I’m not advocating halting our quest for knowledge and innovation. On the contrary, we need to constantly improve the quality of our lives. But that improvement is not going to be from our gadgets, toys and vehicles or for that matter our energy sources. Our improvement needs to be in the quality of our thoughts and feelings, which affect how we live. It begins not with a product but with me. I need to take a look at what I’ve been thinking and reacting to and realize that I must confront my consumerism, my vanity, my insecurity and my desire to isolate myself from people different from me. This is more than just about driving too much. Its about what I spend my time on, what I’m chasing around pointlessly for, and what cost these pursuits have on our world.

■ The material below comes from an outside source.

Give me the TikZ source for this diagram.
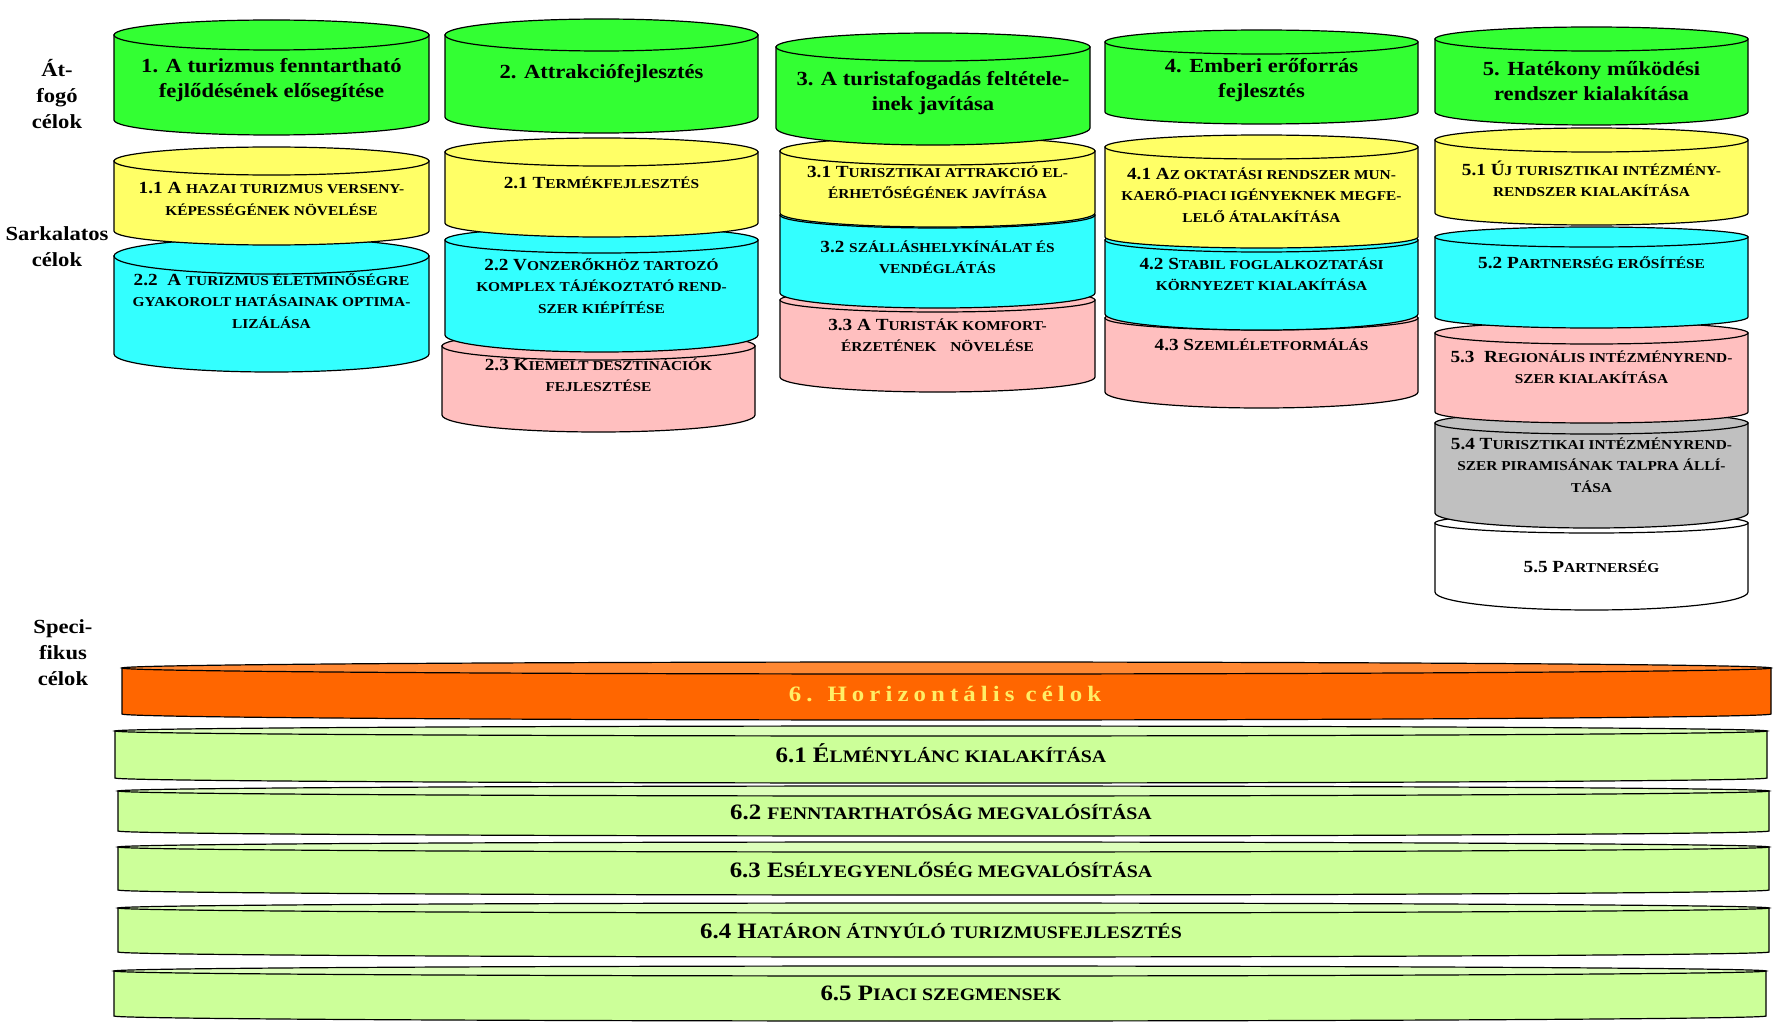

We have been fabulously inventive these last two centuries, yet we are now brought to this place of feeling isolated in a nation of 250 million people, wondering why we’re so alone. Isn’t it ironic Oprah is promoting a new law banning phone texting while driving? The number of deaths on the road caused by people desperate for connection would be laughable if it wasn’t so tragic:  its a telltale sign that we have passed the point of no return from having actual deep, meaningful human contact in our daily lives.

In some estimates, the gushing well could be contained by August, if the relief well method works. Others say using conservative estimates given the depth of the drilling, we may not even have it contained by December. We’ve literally hit rock bottom. But this is more than an oil well. We can’t go any further, any deeper, and any more extreme with the resources we have left materially or spiritually. Not without coming to grips with the ramifications of inventing technology, our Superman, without conscience or conscientiousness. Our land is wounded, and the repercussions of that wound will be facing us well into the future. What can we do now that Superman can’t, but that we must, in order to save ourselves from our own feelings of emptiness?

The direction of our goals as individuals must change. The stars we have to seek now need to be found within — and together.

Yours and truly,

Fe Bongolan
San Francisco

9 thoughts on “Superman is Not Coming to Save Us”

  1. Nice piece, Fe.

    I won’t hold my breath for superman. I was thinking more along the lines that we need a superwoman, anyway. And she can be found within.

    :0)
    Patricia MoonRose

  2. Fe, thank you for writing this from the raw place at the edge. I have spent my entire life hoping to find more people who understand the value of going to, being in, and coming from that place. One hope I hold for this so often painful time we are in is exactly that, that the false masks will become so obviously meaningless and useless that we will just forget about them and, you know, like, show up?

    The point of view of knowing, deep in the bone, that we have to grow into being our own heroes, heroines, superheroes, saviors — choose your cultural take — is so hard won and so precious and so very required.

    thank you.

    Kyla

  3. Hi be:

    There’s alot of disaster outrage out there, but the niche on covering root causes is as big as a jet hangar.

    Doing this piece I felt like I needed to wander around the desert abit, just to find myself in the place and not go over old ground.

    Len – I am honored. I have eric to thank also for giving me some stars and points to sharpen the images.

    I feel as though I have been in a state of shock since the incident, coming from a tropical paradise close to the sea to this horrific accident in the Gulf, which will surely despoil others’ countries in its wake. Everything is up for grabs in my world view, and coloring things not just for the moment. It makes writing for Planet Waves all the more challenging and necessary for my own spiritual health.

  4. Ms. Fe,

    Once again, you speak for us and to us. Our eyes read the words and our hearts get the message. Nothing makes the medicine go down easy, but changing our self centered ways could make the pain go away. . eventually, huh? Good to have you back.
    be

  5. Thank you, Fe. From the title to the last two words, a masterpiece. You hit precisely the right note.